--- Begin MATERIAL SHOWN ---

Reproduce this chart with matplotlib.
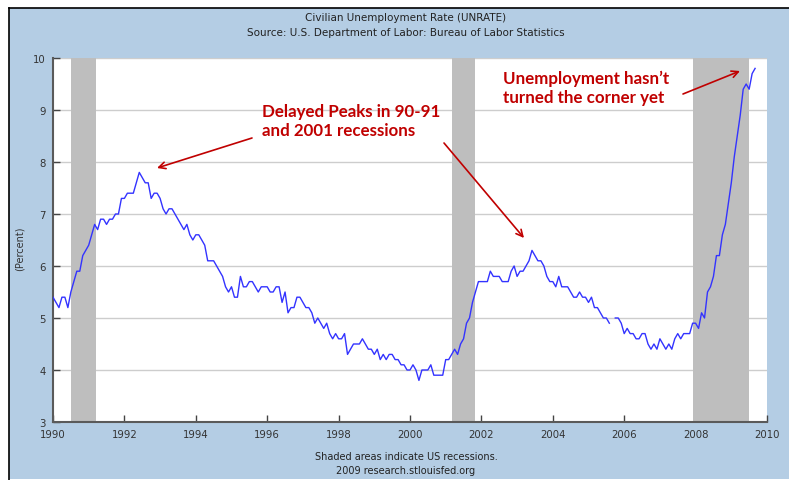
import numpy as np
import matplotlib.pyplot as plt
from matplotlib.patches import Rectangle
from matplotlib.lines import Line2D

# 月度失业率 (UNRATE), 1990-01 ~ 2009-09
rate_1990 = [5.4, 5.3, 5.2, 5.4, 5.4, 5.2, 5.5, 5.7, 5.9, 5.9, 6.2, 6.3]
rate_1991 = [6.4, 6.6, 6.8, 6.7, 6.9, 6.9, 6.8, 6.9, 6.9, 7.0, 7.0, 7.3]
rate_1992 = [7.3, 7.4, 7.4, 7.4, 7.6, 7.8, 7.7, 7.6, 7.6, 7.3, 7.4, 7.4]
rate_1993 = [7.3, 7.1, 7.0, 7.1, 7.1, 7.0, 6.9, 6.8, 6.7, 6.8, 6.6, 6.5]
rate_1994 = [6.6, 6.6, 6.5, 6.4, 6.1, 6.1, 6.1, 6.0, 5.9, 5.8, 5.6, 5.5]
rate_1995 = [5.6, 5.4, 5.4, 5.8, 5.6, 5.6, 5.7, 5.7, 5.6, 5.5, 5.6, 5.6]
rate_1996 = [5.6, 5.5, 5.5, 5.6, 5.6, 5.3, 5.5, 5.1, 5.2, 5.2, 5.4, 5.4]
rate_1997 = [5.3, 5.2, 5.2, 5.1, 4.9, 5.0, 4.9, 4.8, 4.9, 4.7, 4.6, 4.7]
rate_1998 = [4.6, 4.6, 4.7, 4.3, 4.4, 4.5, 4.5, 4.5, 4.6, 4.5, 4.4, 4.4]
rate_1999 = [4.3, 4.4, 4.2, 4.3, 4.2, 4.3, 4.3, 4.2, 4.2, 4.1, 4.1, 4.0]
rate_2000 = [4.0, 4.1, 4.0, 3.8, 4.0, 4.0, 4.0, 4.1, 3.9, 3.9, 3.9, 3.9]
rate_2001 = [4.2, 4.2, 4.3, 4.4, 4.3, 4.5, 4.6, 4.9, 5.0, 5.3, 5.5, 5.7]
rate_2002 = [5.7, 5.7, 5.7, 5.9, 5.8, 5.8, 5.8, 5.7, 5.7, 5.7, 5.9, 6.0]
rate_2003 = [5.8, 5.9, 5.9, 6.0, 6.1, 6.3, 6.2, 6.1, 6.1, 6.0, 5.8, 5.7]
rate_2004 = [5.7, 5.6, 5.8, 5.6, 5.6, 5.6, 5.5, 5.4, 5.4, 5.5, 5.4, 5.4]
rate_2005 = [5.3, 5.4, 5.2, 5.2, 5.1, 5.0, 5.0, 4.9, np.nan, 5.0, 5.0, 4.9]
rate_2006 = [4.7, 4.8, 4.7, 4.7, 4.6, 4.6, 4.7, 4.7, 4.5, 4.4, 4.5, 4.4]
rate_2007 = [4.6, 4.5, 4.4, 4.5, 4.4, 4.6, 4.7, 4.6, 4.7, 4.7, 4.7, 4.9]
rate_2008 = [4.9, 4.8, 5.1, 5.0, 5.5, 5.6, 5.8, 6.2, 6.2, 6.6, 6.8, 7.2]
rate_2009 = [7.6, 8.1, 8.5, 8.9, 9.4, 9.5, 9.4, 9.7, 9.8]

# 衰退区间 (年份小数)
rec_start = [1990.5, 2001.17, 2007.92]
rec_end = [1991.2, 2001.83, 2009.5]

x_ticks = [1990, 1992, 1994, 1996, 1998, 2000, 2002, 2004, 2006, 2008, 2010]
y_ticks = [3, 4, 5, 6, 7, 8, 9, 10]

rate = np.array(rate_1990 + rate_1991 + rate_1992 + rate_1993 + rate_1994 +
                rate_1995 + rate_1996 + rate_1997 + rate_1998 + rate_1999 +
                rate_2000 + rate_2001 + rate_2002 + rate_2003 + rate_2004 +
                rate_2005 + rate_2006 + rate_2007 + rate_2008 + rate_2009)
t = 1990 + np.arange(len(rate)) / 12.0

W, H = 789, 481
bg = '#B4CDE4'
red = '#C00000'
narrow = ['Liberation Sans Narrow', 'DejaVu Sans']

fig = plt.figure(figsize=(W / 100, H / 100), dpi=100, facecolor='white')
# 蓝色底板 + 黑色左/上边框
fig.patches.append(Rectangle((9 / W, 1 / H), 1, (H - 10) / H, transform=fig.transFigure,
                             facecolor=bg, edgecolor='none', zorder=-10))
fig.lines.append(Line2D([8.5 / W, 8.5 / W], [0, (H - 8.5) / H], transform=fig.transFigure, color='black', lw=1.2))
fig.lines.append(Line2D([8.5 / W, 1], [(H - 8.5) / H, (H - 8.5) / H], transform=fig.transFigure, color='black', lw=1.2))

ax = fig.add_axes([53 / W, (H - 423) / H, (767 - 53) / W, (423 - 59) / H])
ax.set_facecolor('white')
ax.set_xlim(1990, 2010)
ax.set_ylim(3, 10)

for s, e in zip(rec_start, rec_end):
    ax.axvspan(s, e, color='#BEBEBE', lw=0, zorder=1)

ax.set_yticks(y_ticks)
ax.set_xticks(x_ticks)
ax.grid(axis='y', color='#CDCDCD', lw=1, zorder=0)
ax.set_axisbelow(True)
ax.plot(t, rate, color='#3333FF', lw=1, zorder=3)

for side in ['top', 'right']:
    ax.spines[side].set_visible(False)
for side in ['left', 'bottom']:
    ax.spines[side].set_color('#5A5A5A')
    ax.spines[side].set_linewidth(1.5)
ax.tick_params(direction='in', length=5, width=1, color='#444444', labelcolor='#333333', labelsize=7.3)
ax.tick_params(axis='y', pad=5)
ax.tick_params(axis='x', pad=5)

# 标题和注脚
fig.text(406 / W, 1 - 18 / H, 'Civilian Unemployment Rate (UNRATE)', ha='center', va='center',
         fontsize=7.5, color='#222222', family=narrow)
fig.text(406 / W, 1 - 33 / H, 'Source: U.S. Department of Labor: Bureau of Labor Statistics', ha='center', va='center',
         fontsize=7.5, color='#222222', family=narrow)
fig.text(406 / W, 1 - 457 / H, 'Shaded areas indicate US recessions.', ha='center', va='center',
         fontsize=7, color='#222222')
fig.text(406 / W, 1 - 471 / H, '2009 research.stlouisfed.org', ha='center', va='center',
         fontsize=7, color='#222222')
fig.text(20 / W, 1 - 249 / H, '(Percent)', rotation=90, ha='center', va='center', fontsize=7, color='#333333')

# 红色注释
def px(x, y):
    return (x / W, 1 - y / H)

fig.text(262 / W, 1 - 136 / H, 'Delayed Peaks in 90-91\nand 2001 recessions', ha='left', va='baseline',
         fontsize=12.2, fontweight='bold', color=red, family='Lato', linespacing=1.25)
fig.text(503 / W, 1 - 103 / H, 'Unemployment hasn\u2019t\nturned the corner yet', ha='left', va='baseline',
         fontsize=12.2, fontweight='bold', color=red, family='Lato', linespacing=1.25)

arrows = [((252, 139), (157, 169)), ((444, 144), (524, 239)), ((683, 95), (740, 72))]
for tail, head in arrows:
    ax.annotate('', xy=px(*head), xycoords='figure fraction', xytext=px(*tail), textcoords='figure fraction',
                arrowprops=dict(arrowstyle='->', color=red, lw=1.2, mutation_scale=12, shrinkA=0, shrinkB=0))

plt.savefig('out.png', dpi=100, facecolor='white')
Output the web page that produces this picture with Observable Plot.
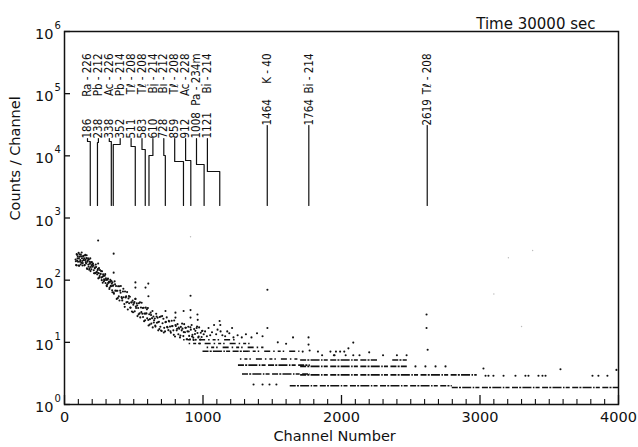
<!DOCTYPE html>
<html><head><meta charset="utf-8">
<script src="https://cdn.jsdelivr.net/npm/d3@7"></script>
<script src="https://cdn.jsdelivr.net/npm/@observablehq/plot@0.6"></script>
<style>
body{margin:0;background:#fff;}
#chart{width:638px;height:447px;}
</style></head><body><div id="chart"></div>
<script>
// ---------- DATA ----------
const xTickValues = [0, 1000, 2000, 3000, 4000];
const yDecades = [1, 10, 100, 1000, 10000, 100000, 1000000];
const titleText = "Time 30000 sec";
const xLabel = "Channel Number";
const yLabel = "Counts / Channel";

// peak annotations
const peakEnergy = [186, 238, 338, 352, 511, 583, 610, 728, 859, 912, 1008, 1121, 1464, 1764, 2619];
const peakNuclide = ["Ra - 226", "Pb - 212", "Ac - 226", "Pb - 214", "Tℓ - 208", "Tℓ - 208", "Bi - 214", "Bi - 212",
  "Tℓ - 208", "Ac - 228", "Pa - 234m", "Bi - 214", "K - 40", "Bi - 214", "Tℓ - 208"];

// continuum scatter [channel, counts]
const continuumLow = [
  [80,215],[84,175],[88,262],[92,206],[96,243],[100,172],[104,224],[108,261],[112,198],[116,179],[120,242],[124,279],
  [128,203],[132,188],[136,246],[140,209],[144,173],[148,250],[152,212],[156,185],[160,251],[164,151],[168,208],
  [172,179],[176,215],[180,155],[184,183],[188,140],[192,193],[196,172],[200,179],
  [82,202],[86,173],[90,256],[94,225],[98,198],[102,275],[106,170],[110,239],[114,210],[118,258],[122,190],[126,225],
  [130,172],[134,240],[138,212],[142,225],[146,175],[150,256],[154,195],[158,226],[162,155],[166,198],[170,225],
  [174,166],[178,147],[182,197],[186,224],[190,163],[194,150],[198,195]
];
const continuumRise = [
  [204,164],[209,174],[214,129],[219,155],[224,130],[229,163],[234,134],[239,145],[244,107],[249,156],[254,117],
  [259,127],[264,140],[269,100],[274,113],[279,124],[284,96],[289,100],[294,125],[299,107],[304,82],[309,86],
  [314,106],[319,91],[324,72],[329,94],[334,81],[339,97],[344,69],[349,81],
  [206,185],[211,144],[216,129],[221,161],[226,178],[231,135],[236,124],[241,151],[246,130],[251,110],[256,146],
  [261,126],[266,110],[271,139],[276,91],[281,117],[286,103],[291,118],[296,90],[301,101],[306,80],[311,102],
  [316,91],[321,94],[326,76],[331,101],[336,80],[341,88],[346,64]
];
const continuumMid = [
  [352,82.6],[357,60.4],[362,95.7],[367,67.8],[372,80.4],[377,50],[382,67.5],[387,80],[392,54.8],[397,47.1],
  [402,67.8],[407,80.4],[412,53.3],[417,47.3],[422,65.9],[427,53.1],[432,41.4],[437,65.6],[442,52.8],[447,44],
  [452,64.3],[457,33.7],[462,50.9],[467,42.6],[472,54],[477,36],[482,44.2],[487,31.4],[492,46.8],[497,40.4],
  [502,42.9],[507,31.5],[512,50],[517,35.6],[522,42.3],[527,26.4],[532,35.7],[537,42.6],[542,29.2],[547,25.2],
  [552,36.4],[557,43.3],[562,28.8],[567,25.6],[572,35.9],[577,29],[582,22.7],[587,36.1],[592,29.2],[597,24.3],
  [602,35.7],[607,18.7],[612,28.3],[617,23.6],[622,30],[627,20],[632,24.5],[637,17.4],[642,26],[647,22.6],
  [652,24.2],[657,17.9],[662,28.8],[667,20.7],[672,24.8],[677,15.6],[682,21.4],[687,25.6],[692,17.8],[697,15.5],
  [355,63.1],[365,85.9],[375,67.6],[385,51.5],[395,79.8],[405,62.8],[415,51.1],[425,72.9],[435,37.2],[445,54.8],
  [455,44.6],[465,55.5],[475,36.2],[485,43.7],[495,30.4],[505,44.5],[515,37.6],[525,39.2],[535,28.2],[545,44],
  [555,30.6],[565,35.7],[575,21.9],[585,29],[595,33.9],[605,22.9],[615,19.3],[625,27.4],[635,31.9],[645,20.9],
  [655,18.6],[665,26],[675,21],[685,16.4],[695,26.1]
];
const continuumHigh = [
  [702,15.2],[708,20.3],[714,24],[720,17.1],[726,15],[732,21.3],[738,25.2],[744,17.4],[750,15.7],[756,21.6],
  [762,17.9],[768,14.3],[774,22.2],[780,18.3],[786,15.6],[792,22.4],[798,12.4],[804,18.3],[810,15.6],[816,19.6],
  [822,13.5],[828,16.5],[834,12],[840,17.7],[846,15.6],[852,16.6],[858,12.6],[864,19.6],[870,14.5],[876,17.2],
  [882,11.2],[888,15],[894,17.8],[900,12.7],[906,11.2],[912,16],[918,19],[924,13.2],[930,11.9],[936,16.4],
  [942,13.6],[948,11],[954,17],[960,14.1],[966,12],[972,17.4],[978,9.6],[984,14.3],[990,12.2],[996,15.4],
  [705,26.4],[717,14.4],[729,21.1],[741,17.7],[753,22.1],[765,15.1],[777,18.2],[789,13.2],[801,19],[813,16.5],
  [825,17.3],[837,12.9],[849,20],[861,14.6],[873,17.2],[885,11.2],[897,14.9],[909,17.5],[921,12.4],[933,10.9],
  [945,15.3],[957,18],[969,12.4],[981,11.1],[993,15.2],
  [1005,13.5],[1015,15],[1028,12.5],[1040,17],[1052,13],[1065,14.5],[1080,19],[1095,13.5],[1105,16],[1140,13],
  [1160,12.5],[1175,15],[1190,14],[1210,17],[1220,12],[1250,13],[1280,12],[1310,13.5],[1350,12],[1390,14],
  [1430,12.5],[1540,10],[1600,9.5],[1650,12]
];
// peaks and isolated points above the continuum
const peakPoints = [
  [243,435],[243,185],[355,267],[355,132],[346,92],[512,92],[512,76],[512,50],[585,76],[605,88],[606,55],
  [729,32],[801,30],[801,25],[860,32],[910,56],[910,33],[910,25],[960,28],[962,23],[1120,22],[1125,19],
  [1127,15],[1465,70],[1465,17],[1762,12],[1762,9.2],[1770,7.4],[2614,28],[2614,17],[2622,7.6]
];
// sparse points lying on the discrete count levels
const levelPoints = [
  [1365,2.1],[1430,2.1],[1480,2.1],[1530,2.1],
  [1860,6.2],[1945,6.2],[1950,6.2],[2030,6.2],[2085,6.2],[2130,6.2],[2300,6.2],[2400,6.2],[2470,6.2],
  [1720,7.1],[1830,7.1],[1920,7.1],[1960,7.1],[1990,7.1],[2020,7.1],[2200,6.9],[2050,8],[2085,9.9],
  [2534,4.1],[2606,4.1],[2679,4.1],[2751,4.1],[3025,3.8],[3581,3.7],[3985,3.6],
  [3040,2.9],[3061,2.9],[3097,2.9],[3170,2.9],[3256,2.9],[3328,2.9],[3350,2.9],[3422,2.9],[3451,2.9],
  [3473,2.9],[3812,2.9],[3855,2.9],[3920,2.9]
];
// runs of consecutive channels at the same count level [fromChannel, toChannel, counts]
const levelRunsSparse = [[860,1250,11.0],[900,1340,9.6],[1030,1440,8.3],[1330,1700,7.2],[1270,1700,5.4]];
const levelRunsDense = [
  [1000,1330,7.2],[1705,2260,5.2],[2370,2475,5.2],
  [1256,1775,4.3],[1705,2475,4.1],
  [1285,1775,3.1],[1705,2980,3.0],
  [1630,2800,2.0],[2800,4000,1.88]
];
// faint specks on the scan
const specks = [[910,500],[3205,230],[3380,300],[3300,18],[3100,60]];

// ---------- LAYOUT ----------
const W = 638, H = 447, mL = 64, mR = 20, mT = 31, mB = 43;
const plotW = W - mL - mR, plotH = H - mT - mB;
const decadePx = plotH / 6;
const chPerPx = 4000 / plotW;
const pyToCount = py => 10 ** ((H - mB - py) / decadePx);
const pxToCh = px => (px - mL) * chPerPx;

const lineBottom = pyToCount(205);
const clusterBottom = pyToCount(138), soloBottom = pyToCount(125);
const nameTop = pyToCount(53);
const jogPy = [141, 142, 141, 144, 146, 149, 155, 155, 161, 160, 164, 171];
const labels = peakEnergy.map((e, i) => {
  const clustered = i < 12;
  const lx = clustered ? pxToCh(87 + 10.9 * i) : e;
  const bottom = clustered ? clusterBottom : soloBottom;
  const jog = clustered ? pyToCount(jogPy[i]) : bottom;
  return {i, e, lx, bottom, jog, num: String(e), name: peakNuclide[i]};
});
const leaders = labels.flatMap(d => [
  {i: d.i, x: d.e, y: lineBottom},
  {i: d.i, x: d.e, y: d.jog},
  {i: d.i, x: d.lx, y: d.jog},
  {i: d.i, x: d.lx, y: d.bottom}
]);

const minorTicks = d3.range(100, 4000, 100).filter(v => v % 1000 !== 0);
const majorTickLen = 10 ** (9 / decadePx), minorTickLen = 10 ** (5 / decadePx);
const yTickLen = 6 * chPerPx;

const allPoints = [...continuumLow, ...continuumRise, ...continuumMid, ...continuumHigh, ...peakPoints, ...levelPoints];
const labelFont = "'DejaVu Sans Condensed', 'Liberation Sans Narrow', 'DejaVu Sans'";

const chart = Plot.plot({
  width: W, height: H,
  marginLeft: mL, marginRight: mR, marginTop: mT, marginBottom: mB,
  x: {domain: [0, 4000], axis: null},
  y: {type: "log", domain: [1, 1e6], axis: null},
  style: {fontFamily: "DejaVu Sans", background: "white", color: "black"},
  marks: [
    // data
    Plot.ruleY(levelRunsSparse, {x1: d => d[0], x2: d => d[1], y: d => d[2], stroke: "#111", strokeWidth: 1.6,
      strokeDasharray: "1.5,3,3,2,1.5,5,6,3"}),
    Plot.ruleY(levelRunsDense, {x1: d => d[0], x2: d => d[1], y: d => d[2], stroke: "#111", strokeWidth: 1.6,
      strokeDasharray: "6,1.2,2,1.2,9,1.5,1.5,1.2,4,2.5"}),
    Plot.dot(allPoints, {x: d => d[0], y: d => d[1], r: 1.05, fill: "#111", stroke: null}),
    Plot.dot(specks, {x: d => d[0], y: d => d[1], r: 0.7, fill: "#bbb", stroke: null}),
    // peak leaders and labels
    Plot.line(leaders, {x: "x", y: "y", z: "i", stroke: "#111", strokeWidth: 1.2, curve: "linear"}),
    Plot.text(labels, {x: "lx", y: "bottom", text: "num", rotate: -90, textAnchor: "start", fontSize: 11.5, fontFamily: labelFont, fill: "#111"}),
    Plot.text(labels, {x: "lx", y: () => nameTop, text: "name", rotate: -90, textAnchor: "end", fontSize: 11.5, fontFamily: labelFont, fill: "#111"}),
    // frame and ticks
    Plot.frame({stroke: "#111", strokeWidth: 1.5}),
    Plot.ruleX(xTickValues, {x: d => d, y1: 1, y2: majorTickLen, stroke: "#111", strokeWidth: 1.3}),
    Plot.ruleX(minorTicks, {x: d => d, y1: 1, y2: minorTickLen, stroke: "#111", strokeWidth: 1.1}),
    Plot.ruleY(yDecades, {y: d => d, x1: 0, x2: yTickLen, stroke: "#111", strokeWidth: 1.3}),
    // tick labels
    Plot.text(xTickValues, {x: d => d, frameAnchor: "bottom", dy: 17, text: d => String(d), fontSize: 14.5, fill: "#111"}),
    Plot.text(yDecades, {y: d => d, frameAnchor: "left", dx: -11, dy: 3, text: () => "10", textAnchor: "end", fontSize: 14.5, fill: "#111"}),
    Plot.text(yDecades, {y: d => d, frameAnchor: "left", dx: -10, dy: -6, text: d => String(Math.round(Math.log10(d))), textAnchor: "start", fontSize: 10, fill: "#111"}),
    // titles
    Plot.text([xLabel], {x: 1950, frameAnchor: "bottom", dy: 36, text: d => d, fontSize: 14.5, fill: "#111"}),
    Plot.text([yLabel], {y: () => pyToCount(220), frameAnchor: "left", dx: -49, rotate: -90, text: d => d, fontSize: 14.5, fill: "#111"}),
    Plot.text([titleText], {frameAnchor: "top-right", dx: -23, dy: -13, textAnchor: "end", text: d => d, fontSize: 15, fill: "#111"})
  ]
});
document.getElementById("chart").append(chart);
</script></body></html>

--- End MATERIAL SHOWN ---

[SHORT TASK] Figure out how many lines of the data above include "this", then give the number and nothing more.

[THE ANSWER] 2